Elected Women Leaders Empowered by THP-India in 2011
An Excerpt from THP-India's Update to the Global Board
During this reporting period, THP-India’s bottom-up gender-focused programs involved more than 18,000 participants in more than 1,700 activities in areas of Strengthening Women’s Leadership; Federation Building; Making Panchayats Effective; Influencing Public Opinion; and Advocacy & Alliances
THP-India has continued to foster strong advocacy and funding partnerships with organizations such as UN Women and the Human Rights Commission. To ensure maximum programmatic impact from these partnerships, efforts were made to determine the most effective strategies with a number of field studies including a query into panchayat presidency term length and another into falling panchayat participation in Rajasthan. Cooperative plans of action have been implemented in each case to build future strategies based on the experiences of elected women representatives and other grassroots leaders.

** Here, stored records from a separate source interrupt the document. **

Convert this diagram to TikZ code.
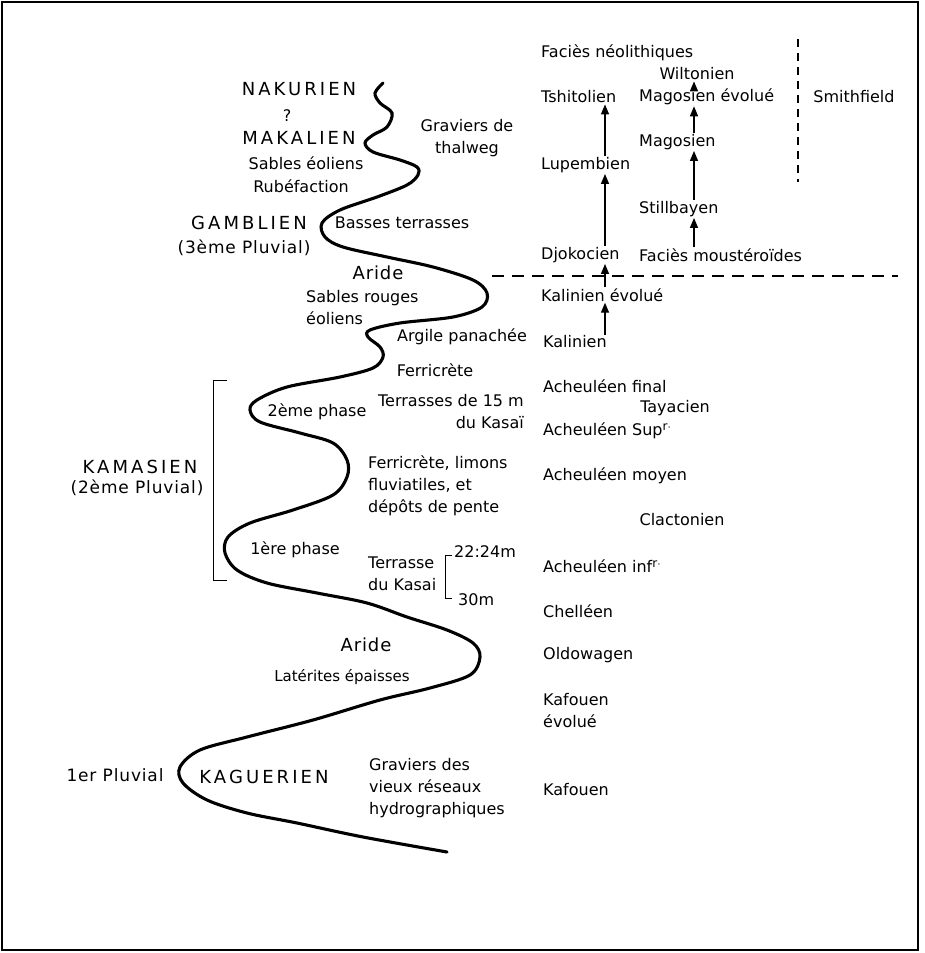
\documentclass[tikz,border=0pt]{standalone}
\usepackage{fontspec}
\setmainfont{DejaVu Sans}
\newfontfamily\capsfont{DejaVu Sans}[LetterSpace=17]
\newfontfamily\subfont{DejaVu Sans}[LetterSpace=5]
\usetikzlibrary{arrows.meta}
\newcommand{\supr}{\raisebox{0.55ex}{\fontsize{12}{12}\selectfont r$\cdot$}}

\tikzset{
  lbl/.style={inner sep=1pt, font=\fontsize{16}{22}\selectfont},
  stage/.style={inner sep=1pt, font=\capsfont\fontsize{18}{22}\selectfont},
  sub/.style={inner sep=1pt, font=\subfont\fontsize{17}{22}\selectfont},
  aride/.style={inner sep=1pt, font=\subfont\fontsize{18}{22}\selectfont},
  arr/.style={-{Triangle[length=10pt,width=8pt]}, line width=1.4pt},
}

\begin{document}
\begin{tikzpicture}[x=1pt,y=-1pt]
  \useasboundingbox (0,0) rectangle (924,953);
  \draw[line width=1.5pt] (2,2) rectangle (918,950);

  % Curve of the pluvials
  \draw[line width=3.1pt, line cap=round] plot[smooth, tension=0.55] coordinates {
    (383,83) (375,93) (380,103) (392,113) (387,127) (373,135) (365,143)
    (373,152) (400,160) (417,167) (418,175) (407,185) (377,197) (340,210)
    (322,223) (325,237) (343,247) (387,257) (433,267) (473,280) (487,293)
    (482,307) (453,317) (400,323) (370,330) (368,337) (380,347) (383,357)
    (373,368) (340,377) (287,387) (257,400) (250,410) (260,422) (300,433)
    (333,443) (347,460) (347,477) (333,495) (293,510) (250,523) (228,537)
    (225,553) (237,570) (267,583) (317,593) (367,603) (407,617) (447,630)
    (473,643) (480,657) (470,675) (430,688) (380,700) (313,720) (247,737)
    (200,750) (180,767) (183,783) (207,800) (247,813) (297,823) (363,837)
    (447,852)};

  % Left side: stages
  \node[stage] (nakurien) at (299,89) {NAKURIEN};
  \node[lbl] (qmark) at (287,116) {?};
  \node[stage] (makalien) at (299,138) {MAKALIEN};
  \node[lbl] (sables) at (306,163) {Sables éoliens};
  \node[lbl] (rubef) at (301,186) {Rubéfaction};
  \node[lbl, align=center] (thalweg) at (467,138) {Graviers de\\thalweg};
  \node[stage] (gamblien) at (249,223) {GAMBLIEN};
  \node[sub] (pluv3) at (244,248) {(3ème Pluvial)};
  \node[lbl] (basses) at (402,223) {Basses terrasses};
  \node[aride] (aride1) at (378,273) {Aride};
  \node[lbl, align=left, anchor=west] (sablesr) at (305,307.5) {Sables rouges\\éoliens};
  \node[lbl] (argile) at (462,337) {Argile panachée};
  \node[lbl] (ferri1) at (435,370) {Ferricrète};
  \node[lbl, align=right, anchor=east] (terr15) at (525,411.5) {Terrasses de 15 m\\du Kasaï};
  \node[lbl] (phase2) at (317,412) {2ème phase};
  \node[lbl, align=left, anchor=west] (ferri2) at (367,486) {Ferricrète, limons\\fluviatiles, et\\dépôts de pente};
  \node[lbl] (phase1) at (295,550) {1ère phase};
  \node[lbl, align=left, anchor=west] (kasai) at (367,574) {Terrasse\\du Kasai};
  \node[lbl, anchor=west] (m22) at (453,552) {22:24m};
  \node[lbl, anchor=west] (m30) at (457,600) {30m};
  \draw[line width=1pt] (452,555) -- (445,555) -- (445,598) -- (452,598);

  \node[stage] (kamasien) at (140,467) {KAMASIEN};
  \node[sub] (pluv2) at (137,488) {(2ème Pluvial)};
  \draw[line width=1pt] (227,380) -- (213,380) -- (213,580) -- (227,580);

  \node[aride] (aride2) at (366,645) {Aride};
  \node[lbl, font=\fontsize{15}{22}\selectfont] (laterites) at (342,677) {Latérites épaisses};
  \node[sub] (pluv1) at (115,775) {1er Pluvial};
  \node[stage] (kaguerien) at (264,777) {KAGUERIEN};
  \node[lbl, align=left, anchor=west] (graviers) at (368,788) {Graviers des\\vieux réseaux\\hydrographiques};

  % Right side: industries
  \node[lbl, anchor=west] (neo) at (540,53) {Faciès néolithiques};
  \node[lbl, anchor=west] (tshitolien) at (540,97) {Tshitolien};
  \node[lbl, anchor=west] (lupembien) at (540,165) {Lupembien};
  \node[lbl, anchor=west] (djokocien) at (540,255) {Djokocien};
  \node[lbl, anchor=west] (kalevol) at (540,295) {Kalinien évolué};
  \node[lbl, anchor=west] (kalinien) at (542,342) {Kalinien};
  \node[lbl, anchor=west] (achfinal) at (542,386) {Acheuléen final};
  \node[lbl, anchor=west] (achsup) at (542,431) {Acheuléen Sup\supr};
  \node[lbl, anchor=west] (achmoy) at (542,476) {Acheuléen moyen};
  \node[lbl, anchor=west] (achinf) at (542,566) {Acheuléen inf\supr};
  \node[lbl, anchor=west] (chelleen) at (542,611) {Chelléen};
  \node[lbl, anchor=west] (oldowagen) at (542,655) {Oldowagen};
  \node[lbl, anchor=west, align=left] (kafevol) at (542,711) {Kafouen\\évolué};
  \node[lbl, anchor=west] (kafouen) at (542,790) {Kafouen};

  \node[lbl] (wiltonien) at (697,74) {Wiltonien};
  \node[lbl, anchor=west] (magevol) at (638,97) {Magosien évolué};
  \node[lbl, anchor=west] (magosien) at (638,142) {Magosien};
  \node[lbl, anchor=west] (stillbayen) at (638,209) {Stillbayen};
  \node[lbl, anchor=west] (moust) at (638,255) {Faciès moustéroïdes};
  \node[lbl] (tayacien) at (675,408) {Tayacien};
  \node[lbl] (clactonien) at (682,520) {Clactonien};
  \node[lbl] (smithfield) at (854,97) {Smithfield};

  % Dashed limits
  \draw[line width=1.5pt, dash pattern=on 12pt off 8pt] (492,276) -- (898,276);
  \draw[line width=1.5pt, dash pattern=on 8pt off 6pt] (798,39) -- (798,182);

  % Arrows
  \coordinate (colA) at (605,0);
  \coordinate (colB) at (694,0);
  \draw[arr] (kalinien.north -| colA) -- (kalevol.south -| colA);
  \draw[arr] (kalevol.north -| colA) -- (djokocien.south -| colA);
  \draw[arr] (djokocien.north -| colA) -- (lupembien.south -| colA);
  \draw[arr] (lupembien.north -| colA) -- (tshitolien.south -| colA);
  \draw[arr] (moust.north -| colB) -- (stillbayen.south -| colB);
  \draw[arr] (stillbayen.north -| colB) -- (magosien.south -| colB);
  \draw[arr] (magosien.north -| colB) -- (magevol.south -| colB);
  \draw[arr] (magevol.north -| colB) -- (wiltonien.south -| colB);
\end{tikzpicture}
\end{document}
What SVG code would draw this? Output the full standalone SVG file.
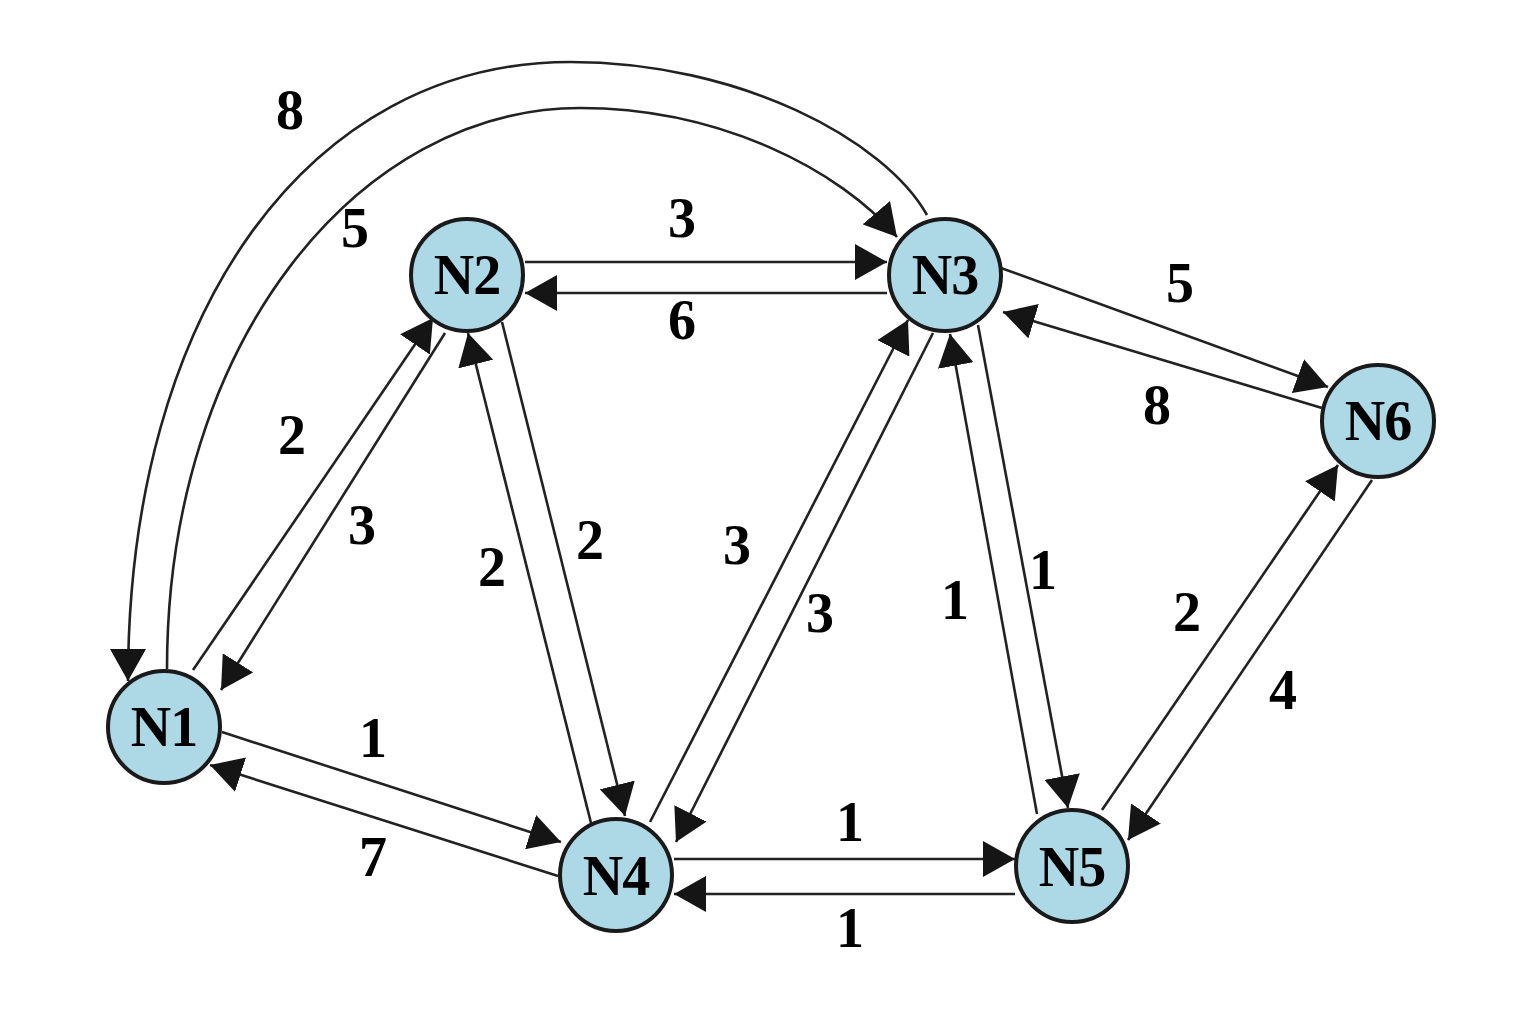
<svg xmlns="http://www.w3.org/2000/svg" width="1530" height="1010" viewBox="0 0 1530 1010">
<style>
.edge{fill:none;stroke:#222;stroke-width:2.6;marker-end:url(#arr)}
.node circle{fill:#ADD8E6;stroke:#1a1a1a;stroke-width:4}
.node text{font-family:"Liberation Serif","Times New Roman",serif;font-weight:bold;font-size:56px;text-anchor:middle;fill:#000;letter-spacing:-1px}
.lbl{font-family:"Liberation Serif","Times New Roman",serif;font-weight:bold;font-size:56px;text-anchor:middle;fill:#000}
</style>
<defs>
<marker id="arr" markerUnits="userSpaceOnUse" viewBox="0 0 32 36" markerWidth="32" markerHeight="36" refX="32" refY="18" orient="auto">
<path d="M0,0 L32,18 L0,36 z" fill="#151515"/>
</marker>
</defs>
<rect width="1530" height="1010" fill="#fff"/>
<g id="connectors">
<path class="edge" d="M927,215 C885,140 740,62 570,62 C310,62 128,310 128,681"/>
<path class="edge" d="M167,669 C167,340 360,108 580,108 C720,108 840,170 897,237"/>
<line class="edge" x1="193" y1="670" x2="433" y2="318"/>
<line class="edge" x1="445" y1="333" x2="221" y2="690"/>
<line class="edge" x1="502" y1="322" x2="625" y2="816"/>
<line class="edge" x1="591" y1="823" x2="468" y2="333"/>
<line class="edge" x1="650" y1="822" x2="908" y2="320"/>
<line class="edge" x1="933" y1="333" x2="676" y2="842"/>
<line class="edge" x1="525" y1="262" x2="887" y2="262"/>
<line class="edge" x1="887" y1="293" x2="525" y2="293"/>
<line class="edge" x1="1001" y1="268" x2="1328" y2="387"/>
<line class="edge" x1="1322" y1="408" x2="1003" y2="312"/>
<line class="edge" x1="978" y1="325" x2="1068" y2="808"/>
<line class="edge" x1="1037" y1="814" x2="950" y2="334"/>
<line class="edge" x1="1102" y1="810" x2="1338" y2="465"/>
<line class="edge" x1="1372" y1="480" x2="1128" y2="840"/>
<line class="edge" x1="222" y1="732" x2="561" y2="842"/>
<line class="edge" x1="558" y1="876" x2="210" y2="765"/>
<line class="edge" x1="674" y1="859" x2="1015" y2="859"/>
<line class="edge" x1="1015" y1="894" x2="674" y2="894"/>
</g>
<g id="N1" class="node"><circle cx="164" cy="727" r="56"/><text x="164" y="746">N1</text></g>
<g id="N2" class="node"><circle cx="467" cy="275" r="56"/><text x="467" y="294">N2</text></g>
<g id="N3" class="node"><circle cx="945" cy="275" r="56"/><text x="945" y="294">N3</text></g>
<g id="N4" class="node"><circle cx="616" cy="875" r="56"/><text x="616" y="895">N4</text></g>
<g id="N5" class="node"><circle cx="1072" cy="866" r="56"/><text x="1072" y="886">N5</text></g>
<g id="N6" class="node"><circle cx="1378" cy="421" r="56"/><text x="1378" y="440">N6</text></g>
<g id="labels">
<text class="lbl" x="290" y="129">8</text>
<text class="lbl" x="355" y="247">5</text>
<text class="lbl" x="682" y="237">3</text>
<text class="lbl" x="682" y="339">6</text>
<text class="lbl" x="1180" y="302">5</text>
<text class="lbl" x="1157" y="424">8</text>
<text class="lbl" x="292" y="454">2</text>
<text class="lbl" x="362" y="544">3</text>
<text class="lbl" x="492" y="586">2</text>
<text class="lbl" x="590" y="559">2</text>
<text class="lbl" x="737" y="564">3</text>
<text class="lbl" x="820" y="632">3</text>
<text class="lbl" x="955" y="619">1</text>
<text class="lbl" x="1043" y="589">1</text>
<text class="lbl" x="1187" y="631">2</text>
<text class="lbl" x="1283" y="709">4</text>
<text class="lbl" x="373" y="757">1</text>
<text class="lbl" x="373" y="876">7</text>
<text class="lbl" x="850" y="841">1</text>
<text class="lbl" x="850" y="947">1</text>
</g>
</svg>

- Strengthening Women Leadership: THP-India was awarded the Edelgive Social Innovation award for its work in SWEEP – the 2010 Gram Panchayat pre-election campaign for women in Bihar that resulted in the re-contesting and appointment of 95 percent of the participating 14 elected women leader (EWR) federations.
- Campaign for the Removal of the Two Child Norm1: Two consultations with various NGO partners, including United Nations Population Fund (UNFPA), have helped in bringing together a consolidated action plan and strategies to take the campaign forward.
- Partnerships for Advocacy, Awareness and Fundraising:
- THP-India participated in the launch of UN Women in March 2011 and has been a partner of UN Women since July 2010.
- THP-India was also invited by United Nations Development Programme (UNDP) to participate in its country strategy discussions on women and governance.
1In an attempt to limit population growth and encourage a “two-child norm," laws were passed allowing removal of elected representatives who had more than two children. In practice, this law only removed women from governance – men would simply divorce their wives to “reduce” their number of registered children.